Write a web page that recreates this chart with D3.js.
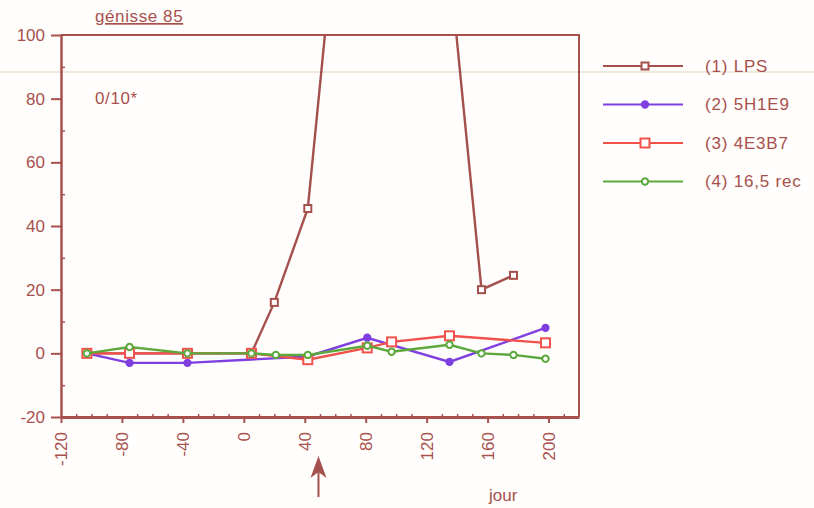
<!DOCTYPE html>
<meta charset="utf-8">
<title>génisse 85</title>
<style>
body { margin: 0; background: #fffefc; }
text { font-family: "Liberation Sans", Arial, sans-serif; fill: #a8504c; }
.axis path, .axis line { stroke: #a8504c; }
.axis text { font-size: 17px; fill: #a8504c; }
</style>
<svg width="814" height="508"></svg>
<script src="https://cdn.jsdelivr.net/npm/d3@7"></script>
<script>

// days and values (LPS goes off scale between 50 and 140)
var lpsDays   = [-103, -75, -37, 5, 20, 42, 80, 135, 156, 177];
var lpsVals   = [0, 0, 0, 0, 16, 45.5, 230, 122, 20, 24.5];
var h1e9Days  = [-103, -75, -37, 42, 81, 135, 198];
var h1e9Vals  = [0, -3, -3, -1, 4.9, -2.7, 8];
var e3b7Days  = [-103, -75, -37, 5, 42, 81, 97, 135, 198];
var e3b7Vals  = [0, 0, 0, 0, -2, 1.7, 3.6, 5.5, 3.3];
var recDays   = [-103, -75, -37, 5, 21, 42, 81, 97, 135, 156, 177, 198];
var recVals   = [0, 2, 0, 0, -0.5, -0.5, 2.4, 0.5, 2.7, 0, -0.5, -1.7];

var seriesNames = ["(1) LPS", "(2) 5H1E9", "(3) 4E3B7", "(4) 16,5 rec"];
var xTicks = [-120, -80, -40, 0, 40, 80, 120, 160, 200];
var yTicks = [-20, 0, 20, 40, 60, 80, 100];

var series = [
  {name: seriesNames[0], days: lpsDays, vals: lpsVals, color: "#a4504c", mark: "sqsmall"},
  {name: seriesNames[1], days: h1e9Days, vals: h1e9Vals, color: "#7f3fe0", mark: "dot"},
  {name: seriesNames[2], days: e3b7Days, vals: e3b7Vals, color: "#f2504a", mark: "square"},
  {name: seriesNames[3], days: recDays, vals: recVals, color: "#5ca83c", mark: "ring"}
];

var svg = d3.select("svg");
var axisColor = "#a8504c";

var x = d3.scaleLinear().domain([-120, 220]).range([61, 579]);
var y = d3.scaleLinear().domain([-20, 100]).range([417, 35]);

// scan artefact: faint horizontal streak
svg.append("line")
    .attr("x1", 0).attr("x2", 814).attr("y1", 72).attr("y2", 72)
    .attr("stroke", "#f0e8dc").attr("stroke-width", 2);

svg.append("defs").append("clipPath").attr("id", "plot")
  .append("rect")
    .attr("x", x.range()[0]).attr("y", y.range()[1])
    .attr("width", x.range()[1] - x.range()[0])
    .attr("height", y.range()[0] - y.range()[1]);

// frame top and right
svg.append("path")
    .attr("d", "M" + x.range()[0] + "," + y(100) + "H" + x.range()[1] + "V" + y(-20))
    .attr("fill", "none").attr("stroke", axisColor).attr("stroke-width", 2);

// minor ticks
svg.append("g").attr("class", "axis")
    .attr("transform", "translate(" + x.range()[0] + ",0)")
    .call(d3.axisRight(y).tickValues(d3.range(-10, 100, 20)).tickSize(4).tickFormat(""))
    .call(function(g) { g.select(".domain").remove(); })
    .selectAll("line").attr("stroke-width", 1.5);

svg.append("g").attr("class", "axis")
    .attr("transform", "translate(0," + y(-20) + ")")
    .call(d3.axisTop(x).tickValues(d3.range(-110, 220, 10).filter(function(d) { return d % 40 !== 0; })).tickSize(3).tickFormat(""))
    .call(function(g) { g.select(".domain").remove(); })
    .selectAll("line").attr("stroke-width", 1.5);

var plain = function(d) { return String(d); };

var yAxis = svg.append("g").attr("class", "axis")
    .attr("transform", "translate(" + x.range()[0] + ",0)")
    .call(d3.axisLeft(y).tickValues(yTicks).tickFormat(plain).tickSize(10).tickSizeOuter(0).tickPadding(6));
yAxis.select(".domain").attr("stroke-width", 2.5);
yAxis.selectAll("line").attr("stroke-width", 2);

var xAxis = svg.append("g").attr("class", "axis")
    .attr("transform", "translate(0," + y(-20) + ")")
    .call(d3.axisBottom(x).tickValues(xTicks).tickFormat(plain).tickSize(6).tickSizeOuter(0));
xAxis.select(".domain").attr("stroke-width", 3);
xAxis.selectAll("line").attr("stroke-width", 2);
xAxis.selectAll("text")
    .attr("transform", "rotate(-90)")
    .attr("text-anchor", "end")
    .attr("x", -15).attr("y", 0).attr("dy", "0.35em");

var line = d3.line()
    .x(function(d) { return x(d[0]); })
    .y(function(d) { return y(d[1]); });

function drawMark(g, s, cx, cy) {
  if (s.mark === "sqsmall") {
    g.append("rect").attr("x", cx - 3.5).attr("y", cy - 3.5).attr("width", 7).attr("height", 7)
        .attr("fill", "#fff").attr("stroke", s.color).attr("stroke-width", 2);
  } else if (s.mark === "square") {
    g.append("rect").attr("x", cx - 4.5).attr("y", cy - 4.5).attr("width", 9).attr("height", 9)
        .attr("fill", "#fff").attr("stroke", s.color).attr("stroke-width", 2);
  } else if (s.mark === "dot") {
    g.append("path").attr("d", d3.symbol(d3.symbolCircle, 36)())
        .attr("transform", "translate(" + cx + "," + cy + ")")
        .attr("fill", s.color).attr("stroke", s.color).attr("stroke-width", 1.5);
  } else {
    g.append("path").attr("d", d3.symbol(d3.symbolCircle, 32)())
        .attr("transform", "translate(" + cx + "," + cy + ")")
        .attr("fill", "#fff").attr("stroke", s.color).attr("stroke-width", 2);
  }
}

var plot = svg.append("g").attr("clip-path", "url(#plot)");

series.forEach(function(s) {
  var pts = s.days.map(function(d, i) { return [d, s.vals[i]]; });
  var g = plot.append("g");
  g.append("path").datum(pts)
      .attr("d", line)
      .attr("fill", "none").attr("stroke", s.color).attr("stroke-width", 2.4);
  pts.forEach(function(p) {
    if (p[1] <= 100) drawMark(g, s, x(p[0]), y(p[1]));
  });
});

// legend
series.forEach(function(s, i) {
  var ly = 66 + i * 38.5;
  var g = svg.append("g");
  g.append("line").attr("x1", 603).attr("x2", 683).attr("y1", ly).attr("y2", ly)
      .attr("stroke", s.color).attr("stroke-width", 2.2);
  drawMark(g, s, 645, ly);
  g.append("text").attr("x", 705).attr("y", ly).attr("dy", "0.35em")
      .style("font-size", "17px").style("letter-spacing", "0.8px").text(s.name);
});

// title and notes
svg.append("text").attr("x", 95).attr("y", 22)
    .style("font-size", "17px").style("letter-spacing", "0.6px")
    .style("text-decoration", "underline")
    .text("génisse 85");
svg.append("text").attr("x", 95).attr("y", 104)
    .style("font-size", "17px").style("letter-spacing", "0.6px").text("0/10*");
svg.append("text").attr("x", 489).attr("y", 501)
    .style("font-size", "17px").text("jour");

// arrow marking the challenge day
var ax = x(49);
svg.append("line").attr("x1", ax).attr("x2", ax).attr("y1", 466).attr("y2", 497)
    .attr("stroke", "#a4504c").attr("stroke-width", 2);
svg.append("path")
    .attr("d", "M" + ax + ",456 L" + (ax - 8) + ",478 L" + ax + ",472 L" + (ax + 8) + ",478 Z")
    .attr("fill", "#a4504c");

</script>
◆ ◆ ◆ ◆ ◆
Task requirements
Transcribe the opening line of the listing above, please, and every line after it through the line with "0, -0.5, -1.7];", word for word, without pictures.

Written solution
Write a web page that recreates this chart with D3.js.
<!DOCTYPE html>
<meta charset="utf-8">
<title>génisse 85</title>
<style>
body { margin: 0; background: #fffefc; }
text { font-family: "Liberation Sans", Arial, sans-serif; fill: #a8504c; }
.axis path, .axis line { stroke: #a8504c; }
.axis text { font-size: 17px; fill: #a8504c; }
</style>
<svg width="814" height="508"></svg>
<script src="https://cdn.jsdelivr.net/npm/d3@7"></script>
<script>

// days and values (LPS goes off scale between 50 and 140)
var lpsDays   = [-103, -75, -37, 5, 20, 42, 80, 135, 156, 177];
var lpsVals   = [0, 0, 0, 0, 16, 45.5, 230, 122, 20, 24.5];
var h1e9Days  = [-103, -75, -37, 42, 81, 135, 198];
var h1e9Vals  = [0, -3, -3, -1, 4.9, -2.7, 8];
var e3b7Days  = [-103, -75, -37, 5, 42, 81, 97, 135, 198];
var e3b7Vals  = [0, 0, 0, 0, -2, 1.7, 3.6, 5.5, 3.3];
var recDays   = [-103, -75, -37, 5, 21, 42, 81, 97, 135, 156, 177, 198];
var recVals   = [0, 2, 0, 0, -0.5, -0.5, 2.4, 0.5, 2.7, 0, -0.5, -1.7];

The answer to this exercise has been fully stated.